I look at my suburban tract home in a neighborhood known for its good schools. In my “what if” life I envision myself in my two bedroom condo in a much more urban part of town decorated Pottery Barn chic – no roses to dead head, no lawn to water or mow. There are no socks on the floor, no Lego’s to be stepped on, no princess toothpaste smeared on the bathroom counter. If the song “I Still Want You” were to play on the 80’s station of my satellite radio as I was cleaning my condo on a Saturday afternoon I’d probably think to myself, “Whatever happened to The Del Fuegos?” having no idea that front man Dan Zanes went on to be a Grammy Award winning children’s artist.
If I’d never had kids I would probably still think that Lindsey Lohan’s drug addiction and downward spiral is a terrible tragedy, but the true tragedy would be missing both her and Jamie Lee Curtis’ fantastic comedic performances in “Freaky Friday” because what kind of designer-boot-wearing, two-seat-Mercedes-driving, online-dating-still-hot-in-a-bikini-after-the-age-of-forty single girl sees a movie like that?
If I were single I wouldn’t have to share the covers in my bed, give up half my closet space, or watch NASCAR. If I were childless I wouldn’t have to make sure there was always milk in the fridge, referee ridiculous arguments, or worry about how the hell I’m going to pay for college. (Shit.
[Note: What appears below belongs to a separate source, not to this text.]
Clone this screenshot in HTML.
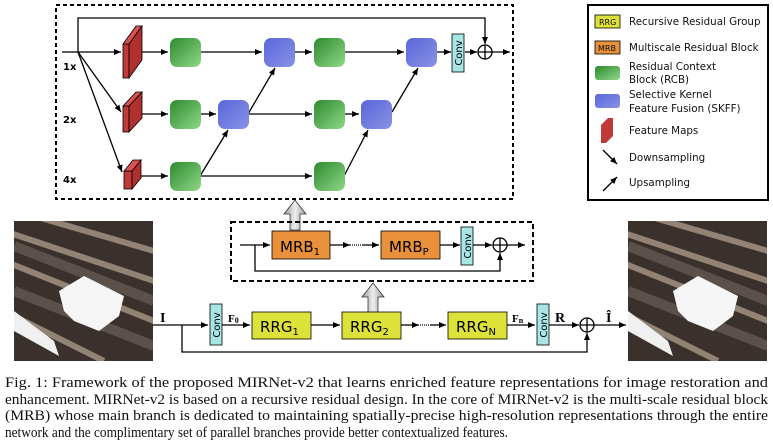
<!DOCTYPE html>
<html><head><meta charset="utf-8"><style>
html,body{margin:0;padding:0;background:#fff;width:773px;height:445px;overflow:hidden}
svg{display:block}
.s{font-family:"DejaVu Sans","Liberation Sans",sans-serif}
.cap{font-family:"Liberation Serif",serif;font-size:14.5px;fill:#111}
</style></head><body>
<svg width="773" height="445" viewBox="0 0 773 445" xmlns="http://www.w3.org/2000/svg">
<defs>
<marker id="a" markerWidth="8" markerHeight="8" refX="7" refY="4" orient="auto" markerUnits="userSpaceOnUse"><path d="M0,1 L7,4 L0,7 z" fill="#000"/></marker>
<linearGradient id="g" x1="0" y1="0" x2="1" y2="1"><stop offset="0" stop-color="#2d8a2d"/><stop offset="1" stop-color="#8fd88a"/></linearGradient>
<linearGradient id="b" x1="0" y1="0" x2="1" y2="1"><stop offset="0" stop-color="#5a66d8"/><stop offset="1" stop-color="#8892e6"/></linearGradient>
<linearGradient id="ga" x1="0" y1="0" x2="1" y2="0"><stop offset="0" stop-color="#999"/><stop offset="0.5" stop-color="#eee"/><stop offset="1" stop-color="#999"/></linearGradient>
<clipPath id="c"><rect x="0" y="0" width="139" height="140"/></clipPath>
<g id="img">
<g clip-path="url(#c)">
<rect x="0" y="0" width="139" height="140" fill="#3a302c"/>
<g stroke="#a89888" stroke-width="6" opacity="0.8">
<line x1="-10" y1="10" x2="140" y2="60"/><line x1="-10" y1="40" x2="140" y2="100"/><line x1="20" y1="-5" x2="140" y2="30"/><line x1="-10" y1="90" x2="90" y2="140"/>
</g>
<g stroke="#6a6058" stroke-width="10" opacity="0.7"><line x1="0" y1="25" x2="140" y2="80"/><line x1="0" y1="70" x2="140" y2="125"/></g>
<polygon points="45,70 70,55 110,75 105,95 85,110 60,100 50,90" fill="#f6f6f6"/>
<polygon points="0,90 40,120 45,135 0,110" fill="#f0f0f0"/>
</g>
</g>
</defs>

<rect x="56" y="5" width="457" height="194" fill="none" stroke="#000" stroke-width="2" stroke-dasharray="4,3"/>
<g fill="none" stroke="#000" stroke-width="1.3">
<polyline points="62,52 78,52"/>
<polyline points="78,52 78,18 485,18 485,44" marker-end="url(#a)"/>
<line x1="78" y1="52" x2="121" y2="52" marker-end="url(#a)"/>
<line x1="78" y1="52" x2="121" y2="112" marker-end="url(#a)"/>
<line x1="78" y1="52" x2="122" y2="172" marker-end="url(#a)"/>
<line x1="136" y1="52" x2="168" y2="52" marker-end="url(#a)"/>
<line x1="200" y1="52" x2="262" y2="52" marker-end="url(#a)"/>
<line x1="295" y1="52" x2="312" y2="52" marker-end="url(#a)"/>
<line x1="344" y1="52" x2="404" y2="52" marker-end="url(#a)"/>
<line x1="437" y1="52" x2="451" y2="52" marker-end="url(#a)"/>
<line x1="465" y1="52" x2="477" y2="52" marker-end="url(#a)"/>
<line x1="492" y1="52" x2="510" y2="52" marker-end="url(#a)"/>
<line x1="136" y1="114" x2="168" y2="114" marker-end="url(#a)"/>
<line x1="200" y1="114" x2="216" y2="114" marker-end="url(#a)"/>
<line x1="248" y1="114" x2="312" y2="114" marker-end="url(#a)"/>
<line x1="344" y1="114" x2="359" y2="114" marker-end="url(#a)"/>
<line x1="136" y1="176" x2="168" y2="176" marker-end="url(#a)"/>
<line x1="200" y1="176" x2="312" y2="176" marker-end="url(#a)"/>
<line x1="200" y1="176" x2="228" y2="130" marker-end="url(#a)"/>
<line x1="248" y1="114" x2="275" y2="68" marker-end="url(#a)"/>
<line x1="344" y1="176" x2="368" y2="130" marker-end="url(#a)"/>
<line x1="392" y1="112" x2="418" y2="68" marker-end="url(#a)"/>
</g>
<g stroke="#000" stroke-width="0.8">
<rect x="123" y="44" width="6" height="34" fill="#c03a3a"/><polygon points="129,44 142,26 142,60 129,78" fill="#b03030"/><polygon points="123,44 136,26 142,26 129,44" fill="#d85050"/>
<rect x="123" y="106" width="6" height="26" fill="#c03a3a"/><polygon points="129,106 142,92 142,118 129,132" fill="#b03030"/><polygon points="123,106 136,92 142,92 129,106" fill="#d85050"/>
<rect x="124" y="171" width="8" height="18" fill="#c03a3a"/><polygon points="132,171 141,160 141,178 132,189" fill="#b03030"/><polygon points="124,171 133,160 141,160 132,171" fill="#d85050"/>
</g>
<g fill="url(#g)">
<rect x="170" y="38" width="31" height="29" rx="7"/><rect x="314" y="38" width="31" height="29" rx="7"/>
<rect x="170" y="100" width="31" height="29" rx="7"/><rect x="314" y="100" width="31" height="29" rx="7"/>
<rect x="170" y="162" width="31" height="29" rx="7"/><rect x="314" y="162" width="31" height="29" rx="7"/>
</g>
<g fill="url(#b)">
<rect x="264" y="38" width="31" height="29" rx="7"/><rect x="406" y="38" width="31" height="29" rx="7"/>
<rect x="218" y="100" width="31" height="29" rx="7"/><rect x="361" y="100" width="31" height="29" rx="7"/>
</g>
<rect x="452" y="34" width="12" height="38" fill="#a8e6e6" stroke="#000" stroke-width="0.8"/>
<text class="s" font-size="10" transform="translate(462,53) rotate(-90)" text-anchor="middle" fill="#000">Conv</text>
<circle cx="485" cy="52" r="7" fill="#fff" stroke="#000" stroke-width="1.3"/><path d="M478,52h14M485,45v14" stroke="#000" stroke-width="1.3"/>
<g class="s" font-size="10" font-weight="bold"><text x="63" y="70">1x</text><text x="63" y="123">2x</text><text x="63" y="183">4x</text></g>

<rect x="588" y="5" width="180" height="195" fill="none" stroke="#000" stroke-width="2"/>
<g class="s" font-size="10.3" fill="#111">
<rect x="595" y="15" width="25" height="13" fill="#dde23a" stroke="#000" stroke-width="0.8"/><text x="599" y="25" font-size="8">RRG</text>
<text x="629" y="25">Recursive Residual Group</text>
<rect x="595" y="41" width="25" height="13" fill="#e8903a" stroke="#000" stroke-width="0.8"/><text x="598" y="51" font-size="8">MRB</text>
<text x="629" y="51">Multiscale Residual Block</text>
<rect x="595" y="66" width="25" height="14" rx="3" fill="url(#g)"/>
<text x="629" y="70">Residual Context</text><text x="629" y="83">Block (RCB)</text>
<rect x="595" y="94" width="25" height="14" rx="3" fill="url(#b)"/>
<text x="629" y="98">Selective Kernel</text><text x="629" y="112">Feature Fusion (SKFF)</text>
<polygon points="601,125 608,118 613,118 613,136 606,143 601,143" fill="#c03a3a"/>
<text x="629" y="134">Feature Maps</text>
<line x1="603" y1="150" x2="617" y2="164" stroke="#000" stroke-width="1.3" marker-end="url(#a)"/>
<text x="629" y="161">Downsampling</text>
<line x1="603" y1="191" x2="617" y2="177" stroke="#000" stroke-width="1.3" marker-end="url(#a)"/>
<text x="629" y="186">Upsampling</text>
</g>

<polygon points="290,214 290,230 300,230 300,214 306,214 295,200 284,214" fill="url(#ga)" stroke="#333" stroke-width="0.8"/>
<rect x="231" y="222" width="302" height="59" fill="none" stroke="#000" stroke-width="2" stroke-dasharray="5,3"/>
<g fill="none" stroke="#000" stroke-width="1.3">
<line x1="240" y1="245" x2="270" y2="245" marker-end="url(#a)"/>
<polyline points="255,245 255,271 500,271 500,253" marker-end="url(#a)"/>
<line x1="330" y1="245" x2="350" y2="245" marker-end="url(#a)"/>
<line x1="350" y1="245" x2="362" y2="245" stroke-dasharray="1,1"/>
<line x1="362" y1="245" x2="379" y2="245" marker-end="url(#a)"/>
<line x1="440" y1="245" x2="460" y2="245" marker-end="url(#a)"/>
<line x1="473" y1="245" x2="492" y2="245" marker-end="url(#a)"/>
<line x1="507" y1="245" x2="525" y2="245" marker-end="url(#a)"/>
</g>
<rect x="272" y="231" width="58" height="28" fill="#e8903a" stroke="#000" stroke-width="0.8"/>
<rect x="381" y="231" width="59" height="28" fill="#e8903a" stroke="#000" stroke-width="0.8"/>
<text class="s" x="280" y="252" font-size="15">MRB<tspan font-size="10" dy="3">1</tspan></text>
<text class="s" x="389" y="252" font-size="15">MRB<tspan font-size="10" dy="3">P</tspan></text>
<rect x="461" y="227" width="12" height="38" fill="#a8e6e6" stroke="#000" stroke-width="0.8"/>
<text class="s" font-size="10" transform="translate(471,246) rotate(-90)" text-anchor="middle">Conv</text>
<circle cx="500" cy="245" r="7" fill="#fff" stroke="#000" stroke-width="1.3"/><path d="M493,245h14M500,238v14" stroke="#000" stroke-width="1.3"/>

<polygon points="368,297 368,313 378,313 378,297 384,297 373,283 362,297" fill="url(#ga)" stroke="#333" stroke-width="0.8"/>

<g fill="none" stroke="#000" stroke-width="1.3">
<line x1="153" y1="325" x2="208" y2="325" marker-end="url(#a)"/>
<polyline points="182,325 182,352 587,352 587,333" marker-end="url(#a)"/>
<line x1="222" y1="325" x2="250" y2="325" marker-end="url(#a)"/>
<line x1="311" y1="325" x2="340" y2="325" marker-end="url(#a)"/>
<line x1="401" y1="325" x2="419" y2="325" marker-end="url(#a)"/>
<line x1="420" y1="325" x2="430" y2="325" stroke-dasharray="1,1"/>
<line x1="430" y1="325" x2="446" y2="325" marker-end="url(#a)"/>
<line x1="507" y1="325" x2="535" y2="325" marker-end="url(#a)"/>
<line x1="549" y1="325" x2="579" y2="325" marker-end="url(#a)"/>
<line x1="594" y1="325" x2="626" y2="325" marker-end="url(#a)"/>
</g>
<rect x="210" y="304" width="12" height="41" fill="#a8e6e6" stroke="#000" stroke-width="0.8"/>
<text class="s" font-size="10" transform="translate(220,325) rotate(-90)" text-anchor="middle">Conv</text>
<rect x="537" y="304" width="12" height="41" fill="#a8e6e6" stroke="#000" stroke-width="0.8"/>
<text class="s" font-size="10" transform="translate(547,325) rotate(-90)" text-anchor="middle">Conv</text>
<g fill="#dde23a" stroke="#000" stroke-width="0.8">
<rect x="252" y="312" width="59" height="27"/><rect x="342" y="312" width="59" height="27"/><rect x="448" y="312" width="59" height="27"/>
</g>
<g class="s" font-size="15">
<text x="260" y="332">RRG<tspan font-size="10" dy="3">1</tspan></text>
<text x="350" y="332">RRG<tspan font-size="10" dy="3">2</tspan></text>
<text x="456" y="332">RRG<tspan font-size="10" dy="3">N</tspan></text>
</g>
<circle cx="587" cy="325" r="7" fill="#fff" stroke="#000" stroke-width="1.3"/><path d="M580,325h14M587,318v14" stroke="#000" stroke-width="1.3"/>
<g font-family="Liberation Serif,serif" font-weight="bold">
<text x="160" y="322" font-size="14">I</text>
<text x="228" y="322" font-size="11">F<tspan font-size="8" dy="1">0</tspan></text>
<text x="512" y="322" font-size="11">F<tspan font-size="8" dy="1">n</tspan></text>
<text x="555" y="322" font-size="14">R</text>
<text x="606" y="322" font-size="14">Î</text>
</g>

<use href="#img" x="14" y="221"/>
<use href="#img" x="628" y="221"/>

<text class="cap" x="5" y="387" textLength="763" lengthAdjust="spacingAndGlyphs">Fig. 1: Framework of the proposed MIRNet-v2 that learns enriched feature representations for image restoration and</text>
<text class="cap" x="5" y="404" textLength="763" lengthAdjust="spacingAndGlyphs">enhancement. MIRNet-v2 is based on a recursive residual design. In the core of MIRNet-v2 is the multi-scale residual block</text>
<text class="cap" x="5" y="420" textLength="763" lengthAdjust="spacingAndGlyphs">(MRB) whose main branch is dedicated to maintaining spatially-precise high-resolution representations through the entire</text>
<text class="cap" x="5" y="437" textLength="503" lengthAdjust="spacingAndGlyphs">network and the complimentary set of parallel branches provide better contextualized features.</text>
</svg>
</body></html>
How the hell are we going to pay for college?)
I look at my friend’s pretty face one last time before clicking off my computer and joining my family for popcorn –crumbs of which I will inevitably have to vacuum off the floor tomorrow- and the latest episode of The Simpsons. I snuggle with my daughter under the Snuggie she and her brother gave me for Mother’s Day last year and laugh a deep belly laugh as Bart tortures Homer.
If only my two lives were a Gwyneth Paltrow movie and I could watch them in parallel to see which path was better. But the truth is I really don’t have to wonder. I already know.